Father didn't know best; Life at the Alcotts' wasn't at all like 'Little Women'; The Alcotts: Biography of a Farmily, by Madelon Bedell. New York: Clarkson N. Potter. $15.95.

In "Little Women" Louisa May Alcott presented an ideal of American family life that has been etched in the minds of the thousands who have read it since its publication in 1867. Under one cozy roof dwell a saintly father, warm-hearted mother, and four highly individualistic daughters. As most readers know, Louisa was really writing about her own family, with herself squarely in the middle as the headstrong tomboy called Jo.

But, as this perceptive biography reveals, the similarities between the beloved March family and the real-life Alcotts existed only in part. Whereas the March girls knew the stability of one home and a conventional existence, the four Alcott girls knew an endless change of living quarters, experimental life styles, and financial worry. The father in "Little Women" is remote, figuring in his family's life as a background presence of steadiness and wisdom. Nowhere in the story is there the enigmatic, philosophizing bundle of grand motives and less grand contradictions that was Bronson Alcott.

"The Alcotts" is a portrait of a marriage, the mingling of two radically diverse individuals, Bronson and Abby Alcott. Their lives spanned most of the 19th century, lives that touched -- and in some cases helped form -- much of the fermenting thought of the age. Through painstaking research and an obvious affection for her subjects, the author has brought them vividly to life.

Bronson Alcott, we learn, began his career as a peddler and ended it that way as well. At 17 he left his father's waning Connecticut farm and headed for Virginia, where he wandered the back country dispensing combs, needles, thimbles , and picture books. In his later years he headed west, this time selling ideas -- participatory lectures called "Conversations." In between the two ventures there were many others.

There was little in his background to indicate that he would be more than a peddler of combs. Rejecting the rude village school, he was taught to read by his mother, who traced letters with a stick on the sanded kitchen floor. By the time he reached 27 and met his future bride, he had started the first of his schools and was on the way to formulating an innovative approach to education that would win him both scorn and applause.

Abby was from origins as lofty as Bronson's were humble, her relatives distinguished Quincy's, Sewalls, Hancocks, and Mays. Yet, as the charming account of their courtship reveals, it was she who had to pursue Bronson, too bashful to admit he was smitten. During their long marriage he proved to be an idealistic dreamer preoccupied with his transcendentalist ideas; she proved to be the practical one, keeping her family from hunger and humiliation.

Like itinerant peddlers, the family was to move from place to place while Bronson began yet another venture in education or alternative life style. He started schools in Connecticut, Philadelphia, and Boston, each of which enjoyed initial success and then failure, as parents decided that his methods, which ignored the three R's and sought to develop the imagination and innate abilities of each child, were too radical. After the last school closed in Boston, Ralph Waldo Emerson -- always his friend, supporter, and benefactor -- encouraged him to settle in Concord and join the transcendentalist circle.

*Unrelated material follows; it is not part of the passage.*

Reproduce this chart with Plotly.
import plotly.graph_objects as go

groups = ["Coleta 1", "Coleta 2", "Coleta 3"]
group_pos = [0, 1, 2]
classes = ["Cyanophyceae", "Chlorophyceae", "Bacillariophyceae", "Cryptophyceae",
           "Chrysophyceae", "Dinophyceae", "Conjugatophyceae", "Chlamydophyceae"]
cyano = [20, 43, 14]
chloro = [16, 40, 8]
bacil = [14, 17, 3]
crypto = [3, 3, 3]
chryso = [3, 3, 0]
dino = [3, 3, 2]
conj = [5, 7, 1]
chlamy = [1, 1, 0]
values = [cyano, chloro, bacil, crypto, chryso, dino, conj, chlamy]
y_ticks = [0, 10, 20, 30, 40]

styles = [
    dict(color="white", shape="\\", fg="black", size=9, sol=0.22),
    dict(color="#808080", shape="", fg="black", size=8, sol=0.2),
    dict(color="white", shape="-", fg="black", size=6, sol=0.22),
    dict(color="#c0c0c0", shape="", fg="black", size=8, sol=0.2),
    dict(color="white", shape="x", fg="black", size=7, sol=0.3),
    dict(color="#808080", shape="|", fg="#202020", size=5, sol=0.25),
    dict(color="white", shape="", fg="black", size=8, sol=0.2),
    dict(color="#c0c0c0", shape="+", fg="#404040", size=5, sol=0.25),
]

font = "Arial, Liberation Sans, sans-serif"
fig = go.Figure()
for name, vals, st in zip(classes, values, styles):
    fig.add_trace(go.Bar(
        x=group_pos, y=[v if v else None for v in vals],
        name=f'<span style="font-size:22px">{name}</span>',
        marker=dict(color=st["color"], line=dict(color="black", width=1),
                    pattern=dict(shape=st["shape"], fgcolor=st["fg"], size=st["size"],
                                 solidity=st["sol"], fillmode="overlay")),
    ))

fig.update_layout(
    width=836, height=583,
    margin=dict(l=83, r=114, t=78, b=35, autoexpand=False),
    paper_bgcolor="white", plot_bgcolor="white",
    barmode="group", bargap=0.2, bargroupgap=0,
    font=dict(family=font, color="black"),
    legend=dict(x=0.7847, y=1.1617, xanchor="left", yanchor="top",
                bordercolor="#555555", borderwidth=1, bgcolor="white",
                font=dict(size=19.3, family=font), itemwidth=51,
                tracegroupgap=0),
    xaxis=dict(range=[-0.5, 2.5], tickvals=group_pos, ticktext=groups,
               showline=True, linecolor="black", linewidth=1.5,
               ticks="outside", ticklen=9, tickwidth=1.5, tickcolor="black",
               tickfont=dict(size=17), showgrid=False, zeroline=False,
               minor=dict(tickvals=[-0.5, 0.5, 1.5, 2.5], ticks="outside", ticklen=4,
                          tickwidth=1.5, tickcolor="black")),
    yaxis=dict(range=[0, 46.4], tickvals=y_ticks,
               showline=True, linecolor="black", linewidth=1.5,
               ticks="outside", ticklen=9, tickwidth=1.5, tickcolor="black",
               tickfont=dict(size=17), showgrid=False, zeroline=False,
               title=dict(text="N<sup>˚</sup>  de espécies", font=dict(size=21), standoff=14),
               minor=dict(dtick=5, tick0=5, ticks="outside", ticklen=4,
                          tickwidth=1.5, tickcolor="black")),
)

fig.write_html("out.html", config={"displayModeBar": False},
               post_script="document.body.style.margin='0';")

But in Concord he soon incurred more debt and frustration. After three years there the family was on the move again -- this time to establish a "New Eden" in America. They and a handful of supporters set up one of the many mid-19 th-century experiments in communal living, this one at a farm in central Massachusetts called Fruitlands, which turned out to be a short-lived disaster.

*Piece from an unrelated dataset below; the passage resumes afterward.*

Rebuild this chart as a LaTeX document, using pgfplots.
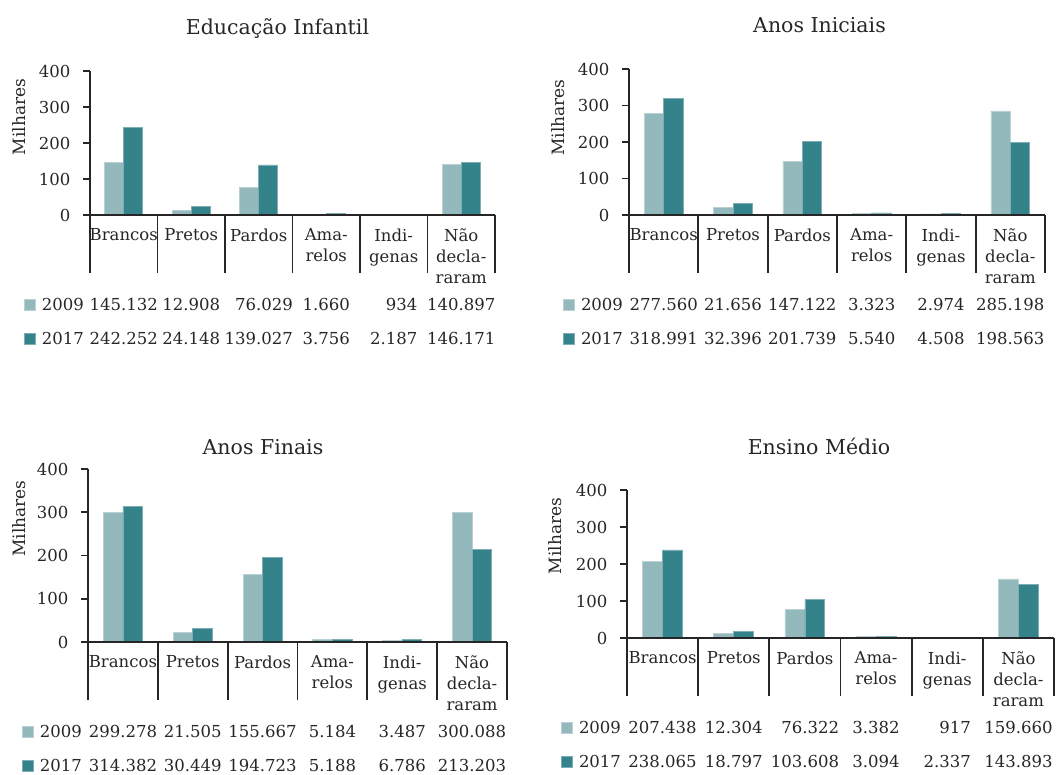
\documentclass[border=0pt]{standalone}
\usepackage{pgfplots}
\usepackage{pgfplotstable}
\pgfplotsset{compat=1.18}
\usepackage{fontspec}
\setmainfont{DejaVu Serif}
\definecolor{cA}{HTML}{93B9BC}
\definecolor{cB}{HTML}{35838A}
\definecolor{ax}{HTML}{262626}

% values in thousands (Milhares)
\pgfplotstableread{
x a b
0 145.132 242.252
1 12.908 24.148
2 76.029 139.027
3 1.660 3.756
4 0.934 2.187
5 140.897 146.171
}\tEI
\pgfplotstableread{
x a b
0 277.560 318.991
1 21.656 32.396
2 147.122 201.739
3 3.323 5.540
4 2.974 4.508
5 285.198 198.563
}\tAI
\pgfplotstableread{
x a b
0 299.278 314.382
1 21.505 30.449
2 155.667 194.723
3 5.184 5.188
4 3.487 6.786
5 300.088 213.203
}\tAF
\pgfplotstableread{
x a b
0 207.438 238.065
1 12.304 18.797
2 76.322 103.608
3 3.382 3.094
4 0.917 2.337
5 159.660 143.893
}\tEM

\pgfplotsset{
  panel/.style={
    scale only axis,
    anchor=south west,
    ymin=0, ymax=400, xmin=-0.5, xmax=5.5,
    ytick={0,100,200,300,400},
    xtick={0,...,5},
    xticklabels={Brancos,Pretos,Pardos,{Ama-\\relos},{Indi-\\genas},{Não\\decla-\\raram}},
    axis x line*=bottom, axis y line*=left,
    axis line style={draw=ax, line width=1.7pt, -},
    axis on top,
    tick align=outside,
    major tick length=7pt,
    xtick style={draw=none},
    ytick style={draw=ax, line width=1.7pt},
    /pgf/number format/assume math mode=true,
    tick label style={font=\fontsize{16.5}{21}\selectfont, text=ax},
    xticklabel style={align=center, anchor=north, yshift=-3pt},
    yticklabel style={anchor=east, xshift=-9pt},
    ybar, bar width=0.28,
    clip=false,
    legend style={at={(0,0)}, anchor=north west, xshift=-66pt, yshift=-83pt,
      draw=none, fill=none, inner sep=0pt, row sep=20.5pt, column sep=6pt,
      font=\fontsize{16.5}{21}\selectfont, text=ax,
      nodes={inner sep=0pt}},
    legend cell align=left,
    legend image code/.code={\fill[##1] (0pt,-5pt) rectangle (11pt,6pt);},
  },
}
\tikzset{
  val/.style={anchor=north, align=right, font=\fontsize{16.5}{34}\selectfont,
    text=ax, inner sep=0pt, yshift=-83.5pt},
  ttl/.style={anchor=base, font=\fontsize{20.5}{24}\selectfont, text=ax},
  ylab/.style={rotate=90, font=\fontsize{17}{20}\selectfont, text=ax},
}
\newcommand{\seps}{\pgfplotsinvokeforeach{-0.5,0.5,1.5,2.5,3.5,4.5,5.5}{\draw[ax, line width=1.7pt] (axis cs:##1,0) -- ++(0pt,-58pt);}}
\newcommand{\bars}[1]{%
  \addplot[fill=cA, draw=white!35!cA, line width=0.8pt, bar shift=-0.14] table[x=x,y=a]{#1};
  \addlegendentry{2009}
  \addplot[fill=cB, draw=white!35!cB, line width=0.8pt, bar shift=0.14] table[x=x,y=b]{#1};
  \addlegendentry{2017}
}

\begin{document}
\begin{tikzpicture}

% Panel 1
\begin{axis}[panel, at={(90pt,-215pt)}, width=405pt, height=144pt]
\bars{\tEI}
\seps
\node[val] at (axis cs:0,0) {145.132\\242.252};
\node[val] at (axis cs:1,0) {12.908\\24.148};
\node[val] at (axis cs:2,0) {76.029\\139.027};
\node[val] at (axis cs:3,0) {1.660\\3.756};
\node[val] at (axis cs:4,0) {934\\2.187};
\node[val] at (axis cs:5,0) {140.897\\146.171};
\end{axis}

% Panel 2
\begin{axis}[panel, at={(629pt,-215pt)}, width=416pt, height=146pt]
\bars{\tAI}
\seps
\node[val] at (axis cs:0,0) {277.560\\318.991};
\node[val] at (axis cs:1,0) {21.656\\32.396};
\node[val] at (axis cs:2,0) {147.122\\201.739};
\node[val] at (axis cs:3,0) {3.323\\5.540};
\node[val] at (axis cs:4,0) {2.974\\4.508};
\node[val] at (axis cs:5,0) {285.198\\198.563};
\end{axis}

% Panel 3
\begin{axis}[panel, at={(88pt,-642pt)}, width=419pt, height=173pt]
\bars{\tAF}
\seps
\node[val] at (axis cs:0,0) {299.278\\314.382};
\node[val] at (axis cs:1,0) {21.505\\30.449};
\node[val] at (axis cs:2,0) {155.667\\194.723};
\node[val] at (axis cs:3,0) {5.184\\5.188};
\node[val] at (axis cs:4,0) {3.487\\6.786};
\node[val] at (axis cs:5,0) {300.088\\213.203};
\end{axis}

% Panel 4
\begin{axis}[panel, at={(627pt,-638pt)}, width=427pt, height=148pt]
\bars{\tEM}
\seps
\node[val] at (axis cs:0,0) {207.438\\238.065};
\node[val] at (axis cs:1,0) {12.304\\18.797};
\node[val] at (axis cs:2,0) {76.322\\103.608};
\node[val] at (axis cs:3,0) {3.382\\3.094};
\node[val] at (axis cs:4,0) {917\\2.337};
\node[val] at (axis cs:5,0) {159.660\\143.893};
\end{axis}

\node[ttl] at (277.5pt,-35pt) {Educação Infantil};
\node[ttl] at (819.5pt,-33pt) {Anos Iniciais};
\node[ttl] at (263pt,-454pt) {Anos Finais};
\node[ttl] at (819pt,-454pt) {Ensino Médio};

\node[ylab] at (19pt,-117pt) {Milhares};
\node[ylab] at (558.5pt,-117.5pt) {Milhares};
\node[ylab] at (19pt,-518.5pt) {Milhares};
\node[ylab] at (555.5pt,-536pt) {Milhares};

\pgfresetboundingbox
\path[use as bounding box] (0pt,0pt) rectangle (1063pt,-775pt);
\end{tikzpicture}
\end{document}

After a brief return to Concord, Abby took charge, moving the family into Boston, where she became the city's first female social worker, aiding the legions of immigrants pouring in. Bronson, too, put his social conscience into action, culminating in a glorious attempt to save a runaway slave from imprisonment. The book concludes -- it is the first of a two-part volume on the family -- with the middle-aged Bronson just beginning his celebrated "Conversations."

In addition to compelling portraits of the couple, the author gives us intriguing miniatures of the legendary individuals surrounding them -- Emerson, Henry David Thoreau, Margaret Fuller, and Elizabeth Peabody. The sequel, expected to deal more extensively with the Alcott daughters, promises to round out this engrossing account of a remarkable, idealized American family, who, it turns out, was far more interesting than ideal.